Em artigo exaustivamente veiculado como Introdução a vários volumes de sua organização nas publicações do Fórum Nacional , o ex-Ministro Reis Velloso estabelece uma conexão necessária entre governabilidade e o alcance de um desejável grau de modernidade econômica, política e social.
Quero crer que as adequações institucionais ao mercado, a que me referi acima, sejam as mesmas que levem a estas modernidades, as mesmas capazes de gerar a governabilidade de longo prazo. Isso do ponto de vista segundo o qual as adequações em referência constituam um projeto nacional ideal ou em curso e a mencionada inserção um desiderato coletivo identificado, aspectos estes que, a partir deste ponto, passo a ter como premissa.
Governabilidade em longo prazo, em tempo histórico de longa duração, num mundo completamente interdependente, paradoxalmente submetido (ainda que provisoriamente) à hegemonia dos EUA, significaria alcançar-se uma paz universal que, se desejável do ponto de vista utópico, certamente não se entrevê, pelo menos em curto prazo, sob outra ótica.
Esta governabilidade a longo prazo se aproxima muito do que tem sido chamado "fim da História" por Fukuyama e pelos que lhe seguiram os passos. Esta governabilidade em longo prazo, ou a falta de perspectiva para que ela seja alcançada é que Hobsbawn parece ter se desiludido de ver em nossos dias, por inúmeros problemas locais, alguns ligados a grupos ultranacionalistas, e outros problemas globais como o recrudescimento do xenofobismo e a própria falibilidade do liberalismo keynesiano, mesmo em sua vertente dita neoliberal, em que os países redemocratizados do leste têm se mergulhado, um tanto apressadamente (ainda segundo Hobsbawn).
Ou seja, do conjunto destas opiniões: adequar as instituições às demandas do mercado global alcançando assim a governabilidade seria dar um passo na direção do fim da história, que está tão distante quanto sempre, pois a derrocada do socialismo, ao contrário de simplesmente eliminar os problemas a guerra fria, trouxe de volta antigos problemas que estavam "congelados" pelo socialismo e pela bipolarização.
Este último parágrafo propositalmente mistura as idéias dos autores construindo um paradoxo que, se apresenta uma lógica aparente, posto que frágil, não passa de um artifício meu para argumentação.
Minha tese, pelo contrário, e sou otimista confesso, é que estamos nos aproximando de um tempo em que às condições gerais serão consideravelmente melhores que as de qualquer outro período histórico para qualquer corte geográfico, e no qual os atores globais agirão de uma forma cooperativa muito mais nítida e com uma continuidade positiva no desenvolvimento desta cooperatividade.

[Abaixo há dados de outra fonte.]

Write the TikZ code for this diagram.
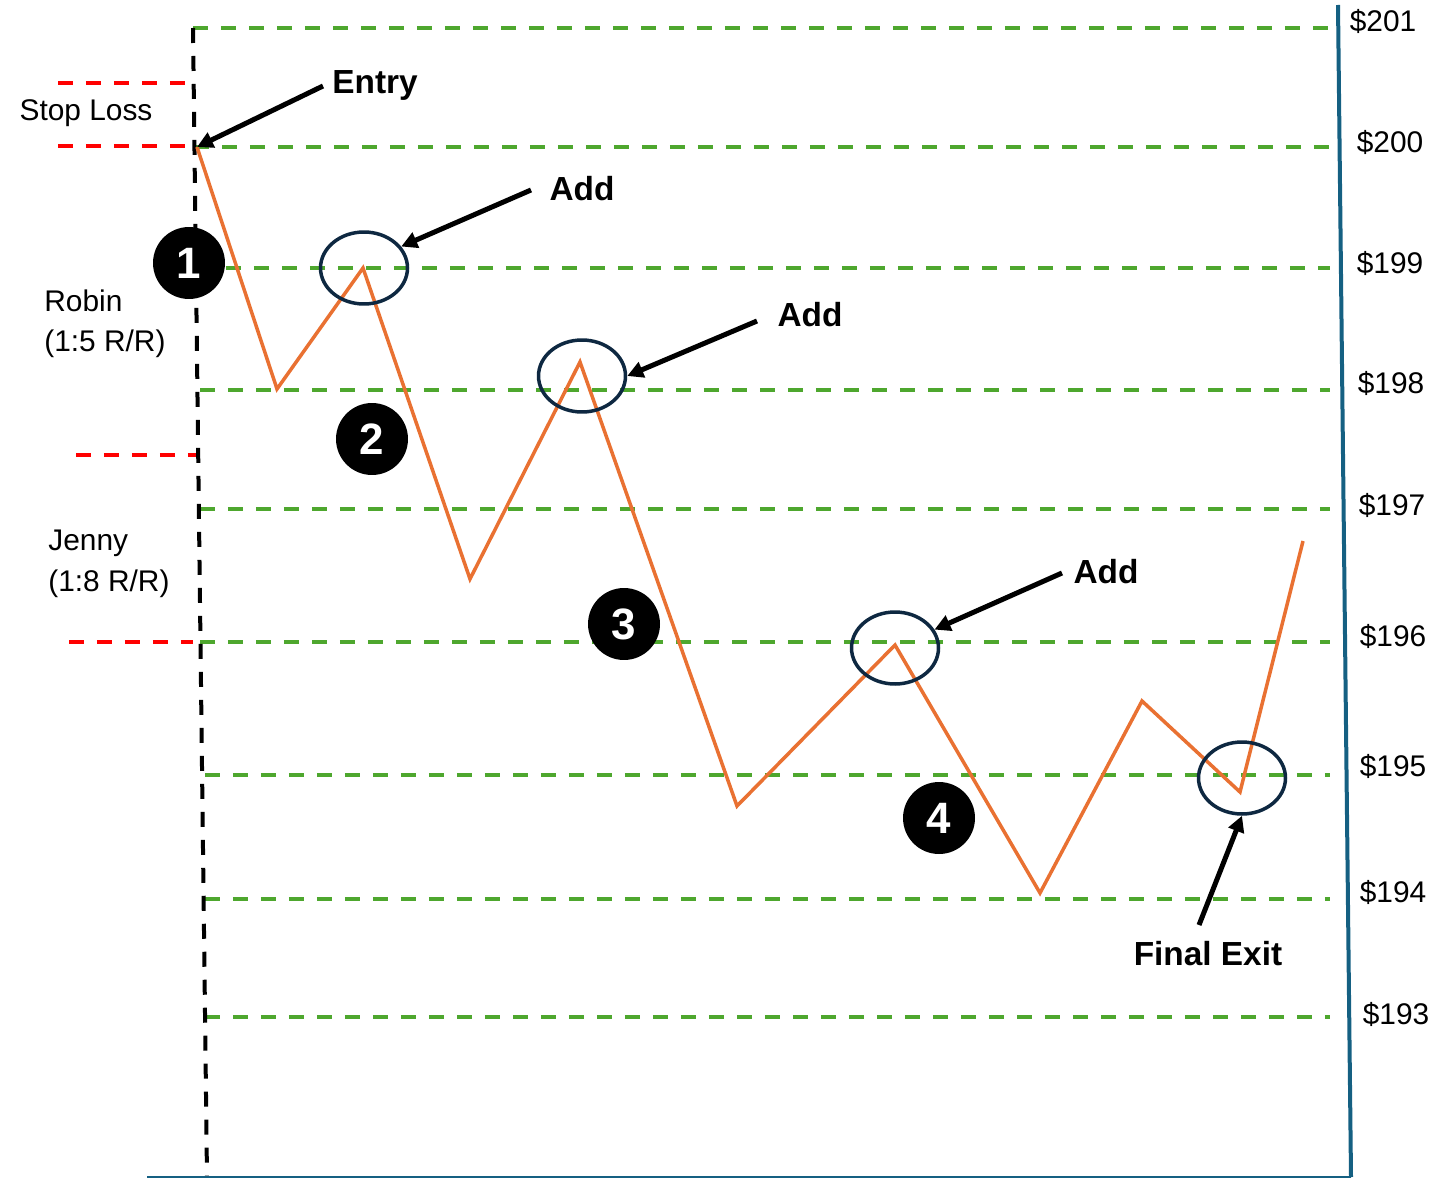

Creio que se esteja alcançando no mundo moderno um estágio no qual se perceba que a cooperação é a melhor condição de competição, e vice-versa. Voltarei a este ponto.
Por enquanto pretendo apontar alguns aspectos da ordem internacional como fatores a serem vistos como determinantes para a natureza das transformações institucionais que ora estão em curso e cuja dinâmica e tendências devem ser bem compreendidas para a elaboração de qualquer projeto em longo prazo.
PANORAMA INTERNACIONAL
O primeiro aspecto que pretendo apontar é a questão do liberalismo e do neoliberalismo. Tomado um pelo outro, compreendido em sua forma atual como a unanimidade praticada pelo mercado global, há ainda uma série de realidades diferentes nas quais pretende-se que se pratique uma mesma doutrina (ou exerça a mesma prática) econômica; as discrepâncias entre os hemisférios Norte e Sul, ao contrário de diminuírem, vêm se recrudescendo; dentro do Brasil, a distância entre os mais pobres e os mais ricos é maior nos últimos anos, e a proporção entre uns e outros é ainda mais desigual , na maioria dos nesses a realidade não é muito melhor que aqui. Mesmo no primeiro mundo, malgrado o gigantesco esforço financeiro e gerencial dos países mais ricos, há ainda um enorme fosso entre o Oeste (principalmente os países de democracia estável desde a Segunda Guerra) e o Leste (recém advindo do socialismo).
A este respeito veja-se artigo de Helmut Koln (em VELLOSO, 1993a); por outro lado, há uma pluralidade de liberalismos (enquanto movimento de idéias, enquanto origens distintas, enquanto concepções de estado) que, se ultrapassarmos o extrato comum estabelecido pela economia de mercado e pelo estado mínimo, já estaremos em tantas vertentes quantos são os autores que se dedicam ao tema . Mas também não é o aspecto da gênese ou a tipificação do liberalismo que importa aqui centralmente. O cerne da questão é se o liberalismo é viável, se é compatível com a democracia procedimental (de Bobbio, ainda) ou qualquer outra, e se será a alternativa para integrar parcelas cada vez mais abrangentes ao mercado econômico e político.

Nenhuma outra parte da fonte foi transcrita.